_Given data:_
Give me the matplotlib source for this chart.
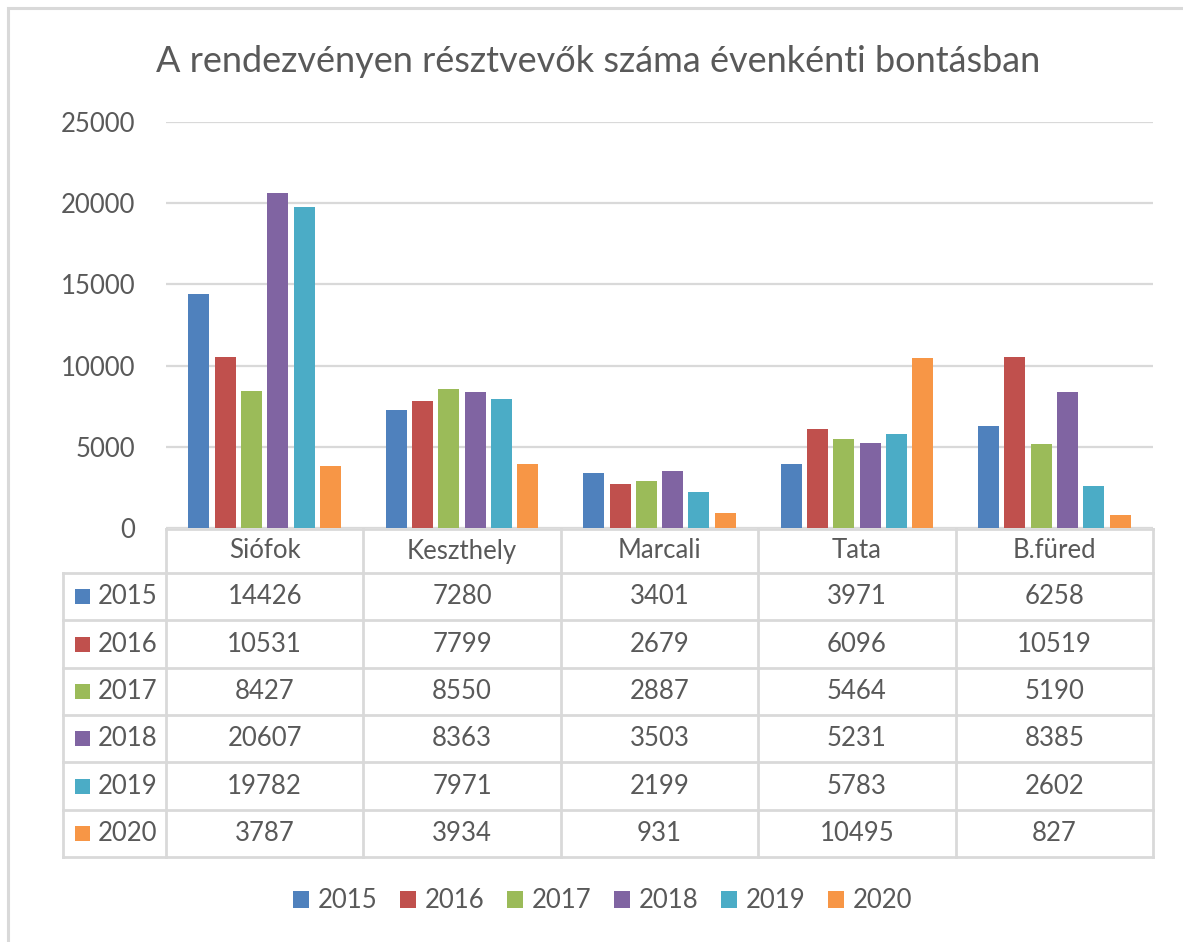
import matplotlib
matplotlib.use("Agg")
import matplotlib.pyplot as plt
from matplotlib.patches import Rectangle
from matplotlib.lines import Line2D
import numpy as np

plt.rcParams['font.family'] = ['Lato', 'DejaVu Sans']

title = "A rendezvényen résztvevők száma évenkénti bontásban"
categories = ["Siófok", "Keszthely", "Marcali", "Tata", "B.füred"]
years = ["2015", "2016", "2017", "2018", "2019", "2020"]
v2015 = [14426, 7280, 3401, 3971, 6258]
v2016 = [10531, 7799, 2679, 6096, 10519]
v2017 = [8427, 8550, 2887, 5464, 5190]
v2018 = [20607, 8363, 3503, 5231, 8385]
v2019 = [19782, 7971, 2199, 5783, 2602]
v2020 = [3787, 3934, 931, 10495, 827]
series = [v2015, v2016, v2017, v2018, v2019, v2020]
colors = ["#4F81BD", "#C0504D", "#9BBB59", "#8064A2", "#4BACC6", "#F79646"]
yticks = [0, 5000, 10000, 15000, 20000, 25000]

W, H = 1183, 942
fig = plt.figure(figsize=(W / 100, H / 100), dpi=100)
TXT = "#595959"
GRID = "#D9D9D9"
FS = 18.5

def fx(px):
    return px / W

def fy(py):
    return 1 - py / H

# outer chart border (right/bottom cut off in reference)
fig.add_artist(Rectangle((fx(8), fy(1000)), fx(1300), fy(8) - fy(1000),
                         transform=fig.transFigure, fill=False,
                         edgecolor="#D9D9D9", linewidth=2.2))

# plot area
left_px, right_px, top_px, bot_px = 166, 1153, 122, 528
ax = fig.add_axes([fx(left_px), fy(bot_px), fx(right_px - left_px), (bot_px - top_px) / H])
ax.set_ylim(0, 25000)
ax.set_xlim(-0.5, len(categories) - 0.5)
ax.set_yticks(yticks)
ax.set_yticklabels([str(t) for t in yticks], fontsize=FS, color=TXT)
ax.tick_params(axis='y', length=0, pad=22)
ax.set_xticks([])
for s in ax.spines.values():
    s.set_visible(False)
ax.grid(axis='y', color=GRID, linewidth=1.6)
ax.set_axisbelow(True)

x = np.arange(len(categories))
slot = 26.3 / 197.4
bw = 21 / 197.4
for i, (vals, c) in enumerate(zip(series, colors)):
    ax.bar(x + (i - 2.5) * slot, vals, width=bw, color=c, zorder=3)

# title
fig.text(fx(598), fy(61), title, fontsize=26, color=TXT, ha='center', va='center')

# data table
col_edges = [166, 363.4, 560.8, 758.2, 955.6, 1153]
row_edges = [529, 573, 620.3, 667.7, 715, 762.3, 809.7, 857]
tab_left = 63
lw = 2.0
def hline(y, x0, x1):
    fig.add_artist(Line2D([fx(x0), fx(x1)], [fy(y), fy(y)], transform=fig.transFigure,
                          color=GRID, linewidth=lw))
def vline(xp, y0, y1):
    fig.add_artist(Line2D([fx(xp), fx(xp)], [fy(y0), fy(y1)], transform=fig.transFigure,
                          color=GRID, linewidth=lw))

hline(row_edges[0], col_edges[0], col_edges[-1])
for y in row_edges[1:]:
    hline(y, tab_left, col_edges[-1])
for xp in col_edges:
    vline(xp, row_edges[0], row_edges[-1])
vline(tab_left, row_edges[1], row_edges[-1])

for j, cat in enumerate(categories):
    cx = (col_edges[j] + col_edges[j + 1]) / 2
    cy = (row_edges[0] + row_edges[1]) / 2
    fig.text(fx(cx), fy(cy), cat, fontsize=FS, color=TXT, ha='center', va='center')

for i, (yr, vals, c) in enumerate(zip(years, series, colors)):
    cy = (row_edges[i + 1] + row_edges[i + 2]) / 2
    fig.add_artist(Rectangle((fx(75), fy(cy + 7.5)), fx(15), fy(cy - 7.5) - fy(cy + 7.5),
                             transform=fig.transFigure, facecolor=c, edgecolor='none'))
    fig.text(fx(98), fy(cy), yr, fontsize=FS, color=TXT, ha='left', va='center')
    for j, v in enumerate(vals):
        cx = (col_edges[j] + col_edges[j + 1]) / 2
        fig.text(fx(cx), fy(cy), str(v), fontsize=FS, color=TXT, ha='center', va='center')

# legend
handles = [Rectangle((0, 0), 1, 1, facecolor=c, edgecolor='none') for c in colors]
fig.legend(handles, years, loc='center', bbox_to_anchor=(fx(603), fy(901)), ncol=6,
           frameon=False, fontsize=FS, labelcolor=TXT, handlelength=0.6, handleheight=0.6,
           handletextpad=0.36, columnspacing=0.88)

fig.savefig("out.png", dpi=100, facecolor="white")
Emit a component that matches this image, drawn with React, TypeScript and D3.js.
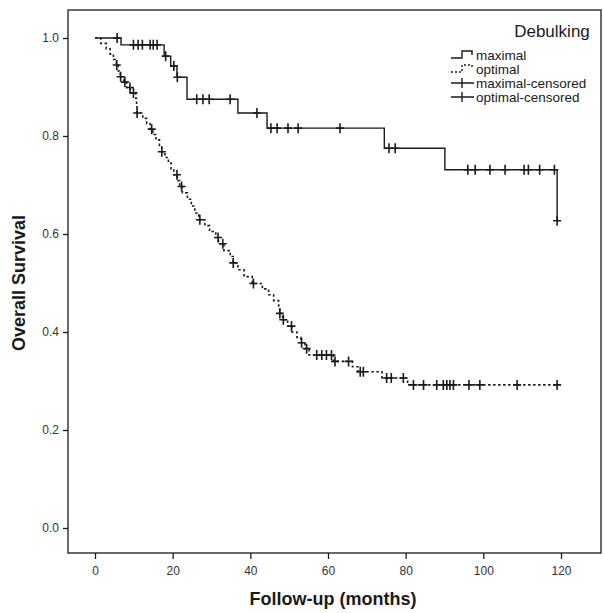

_Instructions to follow:_ Print the complete listing exactly, apart from any pictures.

_The output:_
Give me the matplotlib source for this chart.
import matplotlib
matplotlib.use("Agg")
import matplotlib.pyplot as plt
from matplotlib.patches import Rectangle
from matplotlib.lines import Line2D
import numpy as np

plt.rcParams['font.family'] = ['Lato', 'DejaVu Sans']

title = "A rendezvényen résztvevők száma évenkénti bontásban"
categories = ["Siófok", "Keszthely", "Marcali", "Tata", "B.füred"]
years = ["2015", "2016", "2017", "2018", "2019", "2020"]
v2015 = [14426, 7280, 3401, 3971, 6258]
v2016 = [10531, 7799, 2679, 6096, 10519]
v2017 = [8427, 8550, 2887, 5464, 5190]
v2018 = [20607, 8363, 3503, 5231, 8385]
v2019 = [19782, 7971, 2199, 5783, 2602]
v2020 = [3787, 3934, 931, 10495, 827]
series = [v2015, v2016, v2017, v2018, v2019, v2020]
colors = ["#4F81BD", "#C0504D", "#9BBB59", "#8064A2", "#4BACC6", "#F79646"]
yticks = [0, 5000, 10000, 15000, 20000, 25000]

W, H = 1183, 942
fig = plt.figure(figsize=(W / 100, H / 100), dpi=100)
TXT = "#595959"
GRID = "#D9D9D9"
FS = 18.5

def fx(px):
    return px / W

def fy(py):
    return 1 - py / H

# outer chart border (right/bottom cut off in reference)
fig.add_artist(Rectangle((fx(8), fy(1000)), fx(1300), fy(8) - fy(1000),
                         transform=fig.transFigure, fill=False,
                         edgecolor="#D9D9D9", linewidth=2.2))

# plot area
left_px, right_px, top_px, bot_px = 166, 1153, 122, 528
ax = fig.add_axes([fx(left_px), fy(bot_px), fx(right_px - left_px), (bot_px - top_px) / H])
ax.set_ylim(0, 25000)
ax.set_xlim(-0.5, len(categories) - 0.5)
ax.set_yticks(yticks)
ax.set_yticklabels([str(t) for t in yticks], fontsize=FS, color=TXT)
ax.tick_params(axis='y', length=0, pad=22)
ax.set_xticks([])
for s in ax.spines.values():
    s.set_visible(False)
ax.grid(axis='y', color=GRID, linewidth=1.6)
ax.set_axisbelow(True)

x = np.arange(len(categories))
slot = 26.3 / 197.4
bw = 21 / 197.4
for i, (vals, c) in enumerate(zip(series, colors)):
    ax.bar(x + (i - 2.5) * slot, vals, width=bw, color=c, zorder=3)

# title
fig.text(fx(598), fy(61), title, fontsize=26, color=TXT, ha='center', va='center')

# data table
col_edges = [166, 363.4, 560.8, 758.2, 955.6, 1153]
row_edges = [529, 573, 620.3, 667.7, 715, 762.3, 809.7, 857]
tab_left = 63
lw = 2.0
def hline(y, x0, x1):
    fig.add_artist(Line2D([fx(x0), fx(x1)], [fy(y), fy(y)], transform=fig.transFigure,
                          color=GRID, linewidth=lw))
def vline(xp, y0, y1):
    fig.add_artist(Line2D([fx(xp), fx(xp)], [fy(y0), fy(y1)], transform=fig.transFigure,
                          color=GRID, linewidth=lw))

hline(row_edges[0], col_edges[0], col_edges[-1])
for y in row_edges[1:]:
    hline(y, tab_left, col_edges[-1])
for xp in col_edges:
    vline(xp, row_edges[0], row_edges[-1])
vline(tab_left, row_edges[1], row_edges[-1])

for j, cat in enumerate(categories):
    cx = (col_edges[j] + col_edges[j + 1]) / 2
    cy = (row_edges[0] + row_edges[1]) / 2
    fig.text(fx(cx), fy(cy), cat, fontsize=FS, color=TXT, ha='center', va='center')

for i, (yr, vals, c) in enumerate(zip(years, series, colors)):
    cy = (row_edges[i + 1] + row_edges[i + 2]) / 2
    fig.add_artist(Rectangle((fx(75), fy(cy + 7.5)), fx(15), fy(cy - 7.5) - fy(cy + 7.5),
                             transform=fig.transFigure, facecolor=c, edgecolor='none'))
    fig.text(fx(98), fy(cy), yr, fontsize=FS, color=TXT, ha='left', va='center')
    for j, v in enumerate(vals):
        cx = (col_edges[j] + col_edges[j + 1]) / 2
        fig.text(fx(cx), fy(cy), str(v), fontsize=FS, color=TXT, ha='center', va='center')

# legend
handles = [Rectangle((0, 0), 1, 1, facecolor=c, edgecolor='none') for c in colors]
fig.legend(handles, years, loc='center', bbox_to_anchor=(fx(603), fy(901)), ncol=6,
           frameon=False, fontsize=FS, labelcolor=TXT, handlelength=0.6, handleheight=0.6,
           handletextpad=0.36, columnspacing=0.88)

fig.savefig("out.png", dpi=100, facecolor="white")
Emit a component that matches this image, drawn with React, TypeScript and D3.js.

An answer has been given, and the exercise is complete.